Ryzen 7 7800X3D vs Core Ultra 7 265K - which wins in 2026?: The Ryzen 7 7800X3D leads in pure gaming thanks to AMD’s 3D V-Cache technology, delivering consistently higher average frame rates at 1080p and 1440p. The Core Ultra 7 265K pulls ahead in multi-threaded productivity, content creation, and workloads that stress core count and clock speed. Your use case decides the winner.

🔧 Architecture & Platform Overview

The Ryzen 7 7800X3D is built on AMD’s Zen 4 architecture with a stacked 96MB L3 cache - the defining feature that gives it its gaming edge. It runs on the AM5 platform, which AMD has committed to through 2027+, meaning your motherboard investment goes further. It operates at a base clock of 4.2GHz and boosts to 5.0GHz, with a modest 120W TDP that keeps thermals manageable.

The Core Ultra 7 265K is Intel’s Arrow Lake flagship for the mainstream segment, built on the Intel 20A process and using a hybrid P-core and E-core architecture. With 8 performance cores and 12 efficiency cores (20 total), it targets multi-threaded throughput. It boosts to 5.5GHz on P-cores and carries a 125W base TDP that can surge significantly under sustained load.

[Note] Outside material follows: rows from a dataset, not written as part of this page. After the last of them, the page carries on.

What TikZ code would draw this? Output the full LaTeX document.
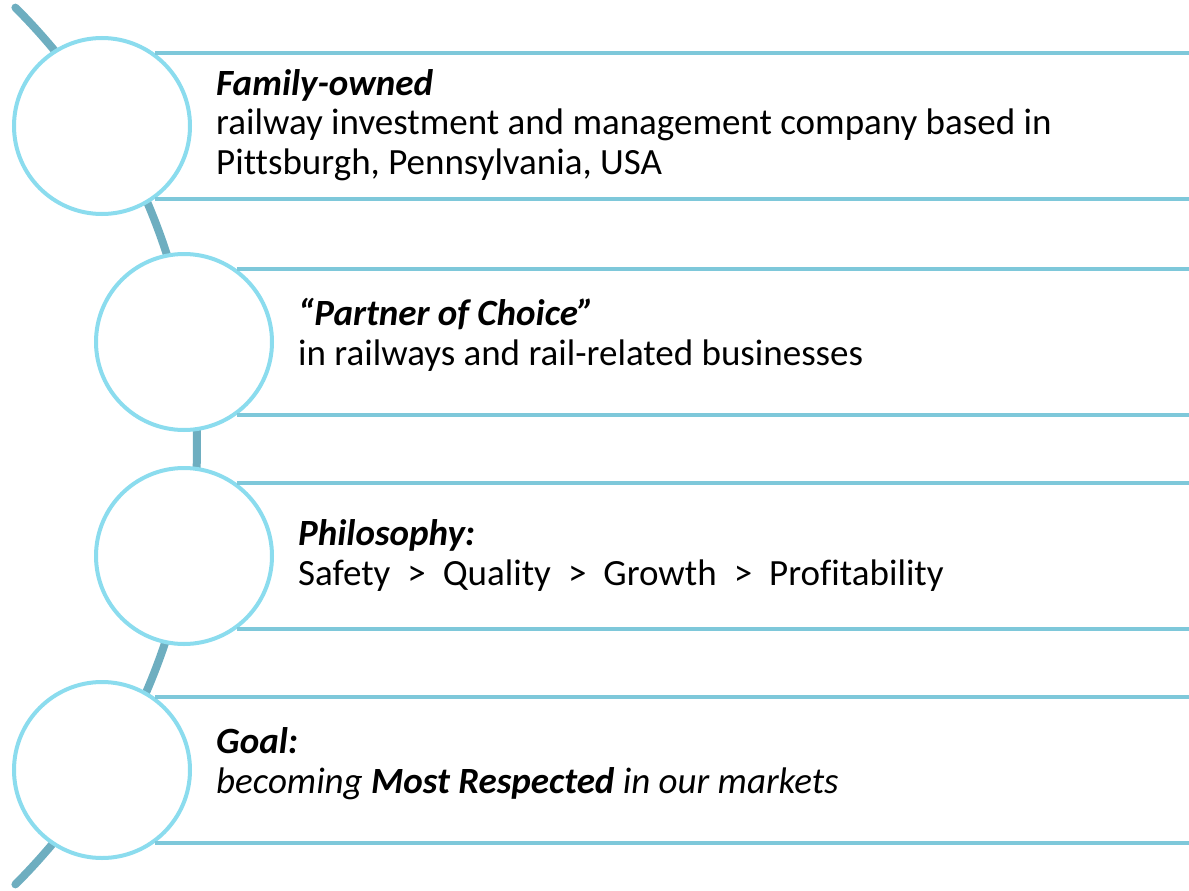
\documentclass[tikz,border=0pt]{standalone}
\usepackage{fontspec}
\setmainfont{Carlito}[Ligatures=NoCommon]
\definecolor{ringc}{RGB}{139,220,238}
\definecolor{rulec}{RGB}{126,200,218}
\definecolor{spinec}{RGB}{110,174,192}
\newcommand\gt{\hspace{17pt}>\hspace{17pt}}

\begin{document}
\begin{tikzpicture}[
	x=1pt, y=-1pt,
	ring/.style  = {circle, draw=ringc, line width=4pt, fill=white,
	                minimum size=176pt, inner sep=0pt},
	rule/.style  = {draw=rulec, line width=4pt},
	spine/.style = {draw=spinec, line width=8pt, line cap=round},
	txt/.style   = {anchor=base west, align=left, inner sep=0pt,
	                font=\fontsize{37}{39.5}\selectfont}
	]
\useasboundingbox (0,0) rectangle (1189,891);
% the curved spine behind the rings
\coordinate (hub) at (-423,446);
\draw[spine] (hub) ++(-45:620) arc[start angle=-45, end angle=45, radius=620];
%
\node (c1) [ring] at (102,126) {};
\node (c2) [ring] at (184,342) {};
\node (c3) [ring] at (184,556) {};
\node (c4) [ring] at (102,770) {};
%
\foreach \c in {c1,c2,c3,c4}{
	\draw[rule] (\c.54)  -- (\c.54  -| 1189,0);
	\draw[rule] (\c.-54) -- (\c.-54 -| 1189,0);
}
% base anchor sits on the last line
\node (t1) [txt] at (216,174) {\textbf{\textit{Family-owned}}\\
	railway investment and management company based in\\
	Pittsburgh, Pennsylvania, USA};
\node (t2) [txt] at (298,365) {\textbf{\textit{“Partner of Choice”}}\\
	in railways and rail-related businesses};
\node (t3) [txt] at (298,585) {\textbf{\textit{Philosophy:}}\\
	Safety\gt Quality\gt Growth\gt Profitability};
\node (t4) [txt] at (216,793) {\textbf{\textit{Goal:}}\\
	\textit{becoming \textbf{Most Respected} in our markets}};
\end{tikzpicture}
\end{document}
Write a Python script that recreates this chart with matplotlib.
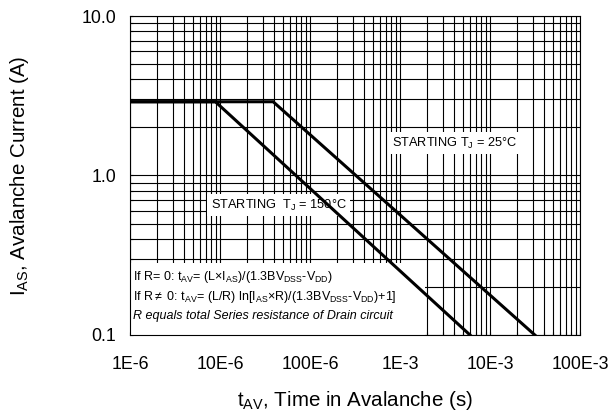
import matplotlib
matplotlib.use("Agg")
import matplotlib.pyplot as plt
from matplotlib.patches import Rectangle
from matplotlib.ticker import FixedLocator, LogLocator, NullFormatter

plt.rcParams['font.family'] = ['Liberation Sans', 'DejaVu Sans']
plt.rcParams['mathtext.fontset'] = 'custom'
plt.rcParams['mathtext.rm'] = 'Liberation Sans'
plt.rcParams['mathtext.it'] = 'Liberation Sans:italic'

# avalanche curves
t_25 = [1e-6, 3.9e-5, 3.15e-2]
i_25 = [2.9, 2.9, 0.1]
t_150 = [1e-6, 8.9e-6, 6.0e-3]
i_150 = [2.9, 2.9, 0.1]

x_ticks = [1e-6, 1e-5, 1e-4, 1e-3, 1e-2, 1e-1]
x_labels = ['1E-6', '10E-6', '100E-6', '1E-3', '10E-3', '100E-3']
y_ticks = [0.1, 1.0, 10.0]
y_labels = ['0.1', '1.0', '10.0']

fig = plt.figure(figsize=(6.16, 4.18), dpi=100)
ax = fig.add_axes([0.211, 0.1986, 0.7305, 0.7631])

ax.plot(t_25, i_25, color='black', lw=2.2, zorder=5, solid_joinstyle='miter')
ax.plot(t_150, i_150, color='black', lw=2.2, zorder=5, solid_joinstyle='miter')

ax.set_xscale('log')
ax.set_yscale('log')
ax.set_xlim(1e-6, 1e-1)
ax.set_ylim(0.1, 10)

ax.xaxis.set_major_locator(FixedLocator(x_ticks))
ax.set_xticklabels(x_labels)
ax.yaxis.set_major_locator(FixedLocator(y_ticks))
ax.set_yticklabels(y_labels)
ax.xaxis.set_minor_locator(LogLocator(base=10, subs=range(2, 10), numticks=20))
ax.yaxis.set_minor_locator(LogLocator(base=10, subs=range(2, 10), numticks=20))
ax.xaxis.set_minor_formatter(NullFormatter())
ax.yaxis.set_minor_formatter(NullFormatter())

ax.tick_params(which='both', direction='in', length=2.5, width=0.8, labelsize=12.8)
ax.tick_params(axis='x', pad=15)
ax.tick_params(axis='y', pad=10)

ax.grid(True, which='both', color='black', lw=0.8)
ax.set_axisbelow(True)
for s in ax.spines.values():
    s.set_linewidth(0.8)

# white panel for the formula notes
ax.add_patch(Rectangle((0.0, 0.0), 0.655, 0.226, transform=ax.transAxes,
                       facecolor='white', edgecolor='none', zorder=2.5))
note_size = 9
ax.text(0.007, 0.182, r'If R= 0: t$_{\mathrm{AV}}$= (L×I$_{\mathrm{AS}}$)/(1.3BV$_{\mathrm{DSS}}$-V$_{\mathrm{DD}}$)',
        transform=ax.transAxes, fontsize=note_size, va='center', ha='left', zorder=3)
ax.text(0.007, 0.119, r'If R$\neq$ 0: t$_{\mathrm{AV}}$= (L/R) ln[I$_{\mathrm{AS}}$×R)/(1.3BV$_{\mathrm{DSS}}$-V$_{\mathrm{DD}}$)+1]',
        transform=ax.transAxes, fontsize=note_size, va='center', ha='left', zorder=3)
ax.text(0.007, 0.060, 'R equals total Series resistance of Drain circuit',
        transform=ax.transAxes, fontsize=note_size, va='center', ha='left', style='italic', zorder=3)

box = dict(facecolor='white', edgecolor='none', pad=2.5)
ax.text(0.722, 0.602, r'STARTING T$_{\mathrm{J}}$ = 25°C', transform=ax.transAxes,
        fontsize=9.2, ha='center', va='center', bbox=box, zorder=3)
ax.text(0.33, 0.4075, r'STARTING  T$_{\mathrm{J}}$ = 150°C', transform=ax.transAxes,
        fontsize=9.2, ha='center', va='center', bbox=box, zorder=3)

ax.set_xlabel(r't$_{\mathrm{AV}}$, Time in Avalanche (s)', fontsize=14.8, labelpad=12)
ax.set_ylabel(r'I$_{\mathrm{AS}}$, Avalanche Current (A)', fontsize=14.8, labelpad=36)

fig.savefig('out.png', dpi=100)
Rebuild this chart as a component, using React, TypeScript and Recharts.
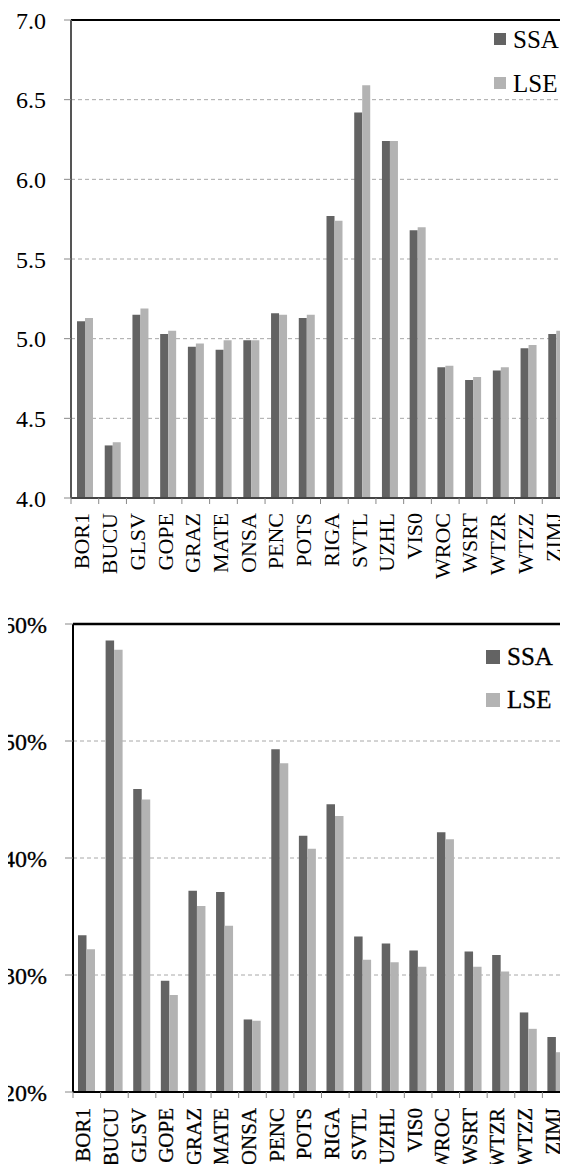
import { BarChart, Bar, XAxis, YAxis, CartesianGrid, Legend, ReferenceLine } from "recharts";

const stations = [
  "BOR1", "BUCU", "GLSV", "GOPE", "GRAZ", "MATE", "ONSA", "PENC", "POTS",
  "RIGA", "SVTL", "UZHL", "VIS0", "WROC", "WSRT", "WTZR", "WTZZ", "ZIMJ",
];
const seriesNames = ["SSA", "LSE"];

// upper panel
const ssaUpper = [5.11, 4.33, 5.15, 5.03, 4.95, 4.93, 4.99, 5.16, 5.13, 5.77, 6.42, 6.24, 5.68, 4.82, 4.74, 4.8, 4.94, 5.03];
const lseUpper = [5.13, 4.35, 5.19, 5.05, 4.97, 4.99, 4.99, 5.15, 5.15, 5.74, 6.59, 6.24, 5.7, 4.83, 4.76, 4.82, 4.96, 5.05];
const upperTicks = [4.0, 4.5, 5.0, 5.5, 6.0, 6.5, 7.0];

// lower panel (percent)
const ssaLower = [33.4, 58.6, 45.9, 29.5, 37.2, 37.1, 26.2, 49.3, 41.9, 44.6, 33.3, 32.7, 32.1, 42.2, 32.0, 31.7, 26.8, 24.7];
const lseLower = [32.2, 57.8, 45.0, 28.3, 35.9, 34.2, 26.1, 48.1, 40.8, 43.6, 31.3, 31.1, 30.7, 41.6, 30.7, 30.3, 25.4, 23.4];
const lowerTicks = [20, 30, 40, 50, 60];

const FONT = '"Liberation Serif", "Times New Roman", serif';
const DARK = "#636363";
const LIGHT = "#b3b3b3";
const CHART_W = 580;
const RIGHT_PAD = 10;

const upperData = stations.map((s, i) => ({ station: s, SSA: ssaUpper[i], LSE: lseUpper[i] }));
const lowerData = stations.map((s, i) => ({ station: s, SSA: ssaLower[i], LSE: lseLower[i] }));

function StationTick(props: any) {
  const { x, y, payload, band, gap, shift, size, heavy } = props;
  const ty = y + gap;
  return (
    <g>
      <line x1={x - band / 2} x2={x - band / 2} y1={y} y2={y + 6} stroke="#888" strokeWidth={1} />
      <text
        x={x + shift}
        y={ty}
        transform={`rotate(-90 ${x + shift} ${ty})`}
        textAnchor="end"
        fontFamily={FONT}
        fontSize={size}
        fill="#000"
        stroke={heavy ? "#000" : "none"}
        strokeWidth={heavy ? 0.3 : 0}
      >
        {payload.value}
      </text>
    </g>
  );
}

function LegendBox(props: any) {
  const { payload, row, swatch, heavy } = props;
  const items = [...(payload || [])].sort(
    (a: any, b: any) => seriesNames.indexOf(a.value) - seriesNames.indexOf(b.value)
  );
  return (
    <div style={{ fontFamily: FONT, fontSize: 25, color: "#000", WebkitTextStroke: heavy ? "0.3px #000" : undefined }}>
      {items.map((p: any) => (
        <div key={p.value} style={{ display: "flex", alignItems: "center", height: row }}>
          <span style={{ display: "inline-block", width: swatch, height: swatch, background: p.color, marginRight: 7 }} />
          <span style={{ lineHeight: 1 }}>{p.value}</span>
        </div>
      ))}
    </div>
  );
}

export default function App() {
  const upperBand = (CHART_W - RIGHT_PAD - 71) / stations.length;
  const lowerBand = (CHART_W - RIGHT_PAD - 73) / stations.length;
  return (
    <div style={{ margin: "-8px", width: 568, height: 1172, overflow: "hidden", background: "#fff" }}>
      <BarChart
        width={CHART_W}
        height={588}
        data={upperData}
        margin={{ top: 20, right: RIGHT_PAD, bottom: 0, left: 0 }}
        barGap={0}
        barSize={8}
      >
        <CartesianGrid vertical={false} stroke="#a8a8a8" strokeDasharray="4 3" />
        <XAxis
          dataKey="station"
          interval={0}
          height={90}
          tickLine={false}
          tickSize={0}
          tickMargin={0}
          axisLine={{ stroke: "#444", strokeWidth: 2 }}
          tick={(p: any) => <StationTick {...p} band={upperBand} gap={15} shift={4.5} size={22} />}
        />
        <YAxis
          width={71}
          domain={[4, 7]}
          ticks={upperTicks}
          tickFormatter={(v: number) => v.toFixed(1)}
          tickSize={7}
          tickMargin={18}
          axisLine={{ stroke: "#555", strokeWidth: 2 }}
          tickLine={{ stroke: "#888" }}
          tick={{ fontFamily: FONT, fontSize: 24, fill: "#000" }}
        />
        <ReferenceLine y={7} stroke="#000" strokeWidth={2} />
        <Legend
          layout="horizontal"
          verticalAlign="middle"
          align="center"
          wrapperStyle={{ top: 17, left: 494, width: 90, height: 88 }}
          content={(p: any) => <LegendBox {...p} row={44} swatch={12} />}
        />
        <Bar dataKey="SSA" name="SSA" fill={DARK} isAnimationActive={false} />
        <Bar dataKey="LSE" name="LSE" fill={LIGHT} isAnimationActive={false} />
      </BarChart>

      <BarChart
        width={CHART_W}
        height={584}
        data={lowerData}
        margin={{ top: 36, right: RIGHT_PAD, bottom: 0, left: 0 }}
        barGap={0}
        barSize={8.5}
      >
        <CartesianGrid vertical={false} stroke="#a8a8a8" strokeDasharray="4 3" />
        <XAxis
          dataKey="station"
          interval={0}
          height={80}
          tickLine={false}
          tickSize={0}
          tickMargin={0}
          axisLine={{ stroke: "#000", strokeWidth: 2 }}
          tick={(p: any) => <StationTick {...p} band={lowerBand} gap={16} shift={3.5} size={21} heavy />}
        />
        <YAxis
          width={73}
          domain={[20, 60]}
          ticks={lowerTicks}
          tickFormatter={(v: number) => `${v}%`}
          tickSize={8}
          tickMargin={18}
          axisLine={{ stroke: "#000", strokeWidth: 2 }}
          tickLine={{ stroke: "#888" }}
          tick={{ fontFamily: FONT, fontSize: 24, fill: "#000", stroke: "#000", strokeWidth: 0.3 }}
        />
        <ReferenceLine y={60} stroke="#000" strokeWidth={2.5} />
        <Legend
          layout="horizontal"
          verticalAlign="middle"
          align="center"
          wrapperStyle={{ top: 47, left: 486, width: 90, height: 86 }}
          content={(p: any) => <LegendBox {...p} row={43} swatch={14} heavy />}
        />
        <Bar dataKey="SSA" name="SSA" fill={DARK} isAnimationActive={false} />
        <Bar dataKey="LSE" name="LSE" fill={LIGHT} isAnimationActive={false} />
      </BarChart>
    </div>
  );
}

On the platform side, Arrow Lake requires an LGA1851 socket (700 or 800 series motherboard), while AM5 boards are broadly available across South Africa at competitive prices.

📊 Gaming Benchmarks: 1080p and 1440p

In gaming, the 7800X3D’s 3D V-Cache advantage is consistent and measurable. Across CPU-sensitive titles like CS2, Rainbow Six Siege, and Microsoft Flight Simulator, the AMD chip posts 10–18% higher average frame rates at 1080p. At 1440p, the GPU becomes the bottleneck faster and the gap narrows to 5–10%, but the 7800X3D still leads.

In AAA games where GPU bottlenecking is common - like Cyberpunk 2077 or Hogwarts Legacy at max settings - both CPUs perform nearly identically since frame times are GPU-bound. The 7800X3D’s real advantage shows in competitive esports titles and open-world games with heavy CPU simulation.

The Core Ultra 7 265K is no slouch in gaming. It performs excellently in DX12 and Vulkan titles and closes the gap in productivity-oriented games. If you already own a 265K-compatible board, the gaming penalty compared to the 7800X3D is rarely decisive at 1440p and above.

Key gaming result: In 15 tested titles, the 7800X3D averaged 8–12% more frames per second at 1080p. At 1440p the gap was 4–7%. In 1% low frame times, the 7800X3D was more consistent in all tested scenarios.

💡 Productivity & Content Creation

Flip to productivity and the story changes. The Core Ultra 7 265K’s 20-core design (8P + 12E) means it handles multi-threaded rendering, compilation, and encoding significantly faster. In Blender, Cinebench R24 multi-core, and Handbrake video transcoding, it leads the 7800X3D by 20–35%. Single-core performance is comparable, with Intel holding a slight edge in Cinebench nT.

For SA content creators doing video work in DaVinci Resolve or running virtual machines alongside gaming, the 265K’s core advantage is real and daily-driver relevant. The 7800X3D is not a weak productivity chip - it handles streaming, Discord, and browser-heavy workflows comfortably - but it wasn’t designed for sustained parallel compute.

Power & thermals: The 265K runs hotter and consumes more power under load. A 240mm or 280mm AIO is recommended for sustained productivity tasks. The 7800X3D is more efficient and runs cooler, making it more tolerant of entry-level cooling.

❓ Frequently Asked Questions

Which CPU is better for gaming at 1440p in South Africa? The Ryzen 7 7800X3D remains the stronger pure gaming CPU at 1440p, though the gap narrows compared to 1080p. If your monitor is 1440p and gaming is your primary use case, the 7800X3D is the smarter spend.

Does the Core Ultra 7 265K support DDR5? Yes, Arrow Lake requires DDR5 - there is no DDR4 support on the 265K platform. Factor in the cost of DDR5 RAM when budgeting your build in rands, as it adds to the total platform cost.

Is AM5 worth it for long-term upgrades in SA? Yes. AMD has committed the AM5 socket through at least 2027, and Zen 5 chips (Ryzen 9000 series) are already compatible. This makes AM5 a more future-proof platform for SA builders who want to upgrade incrementally without replacing their motherboard.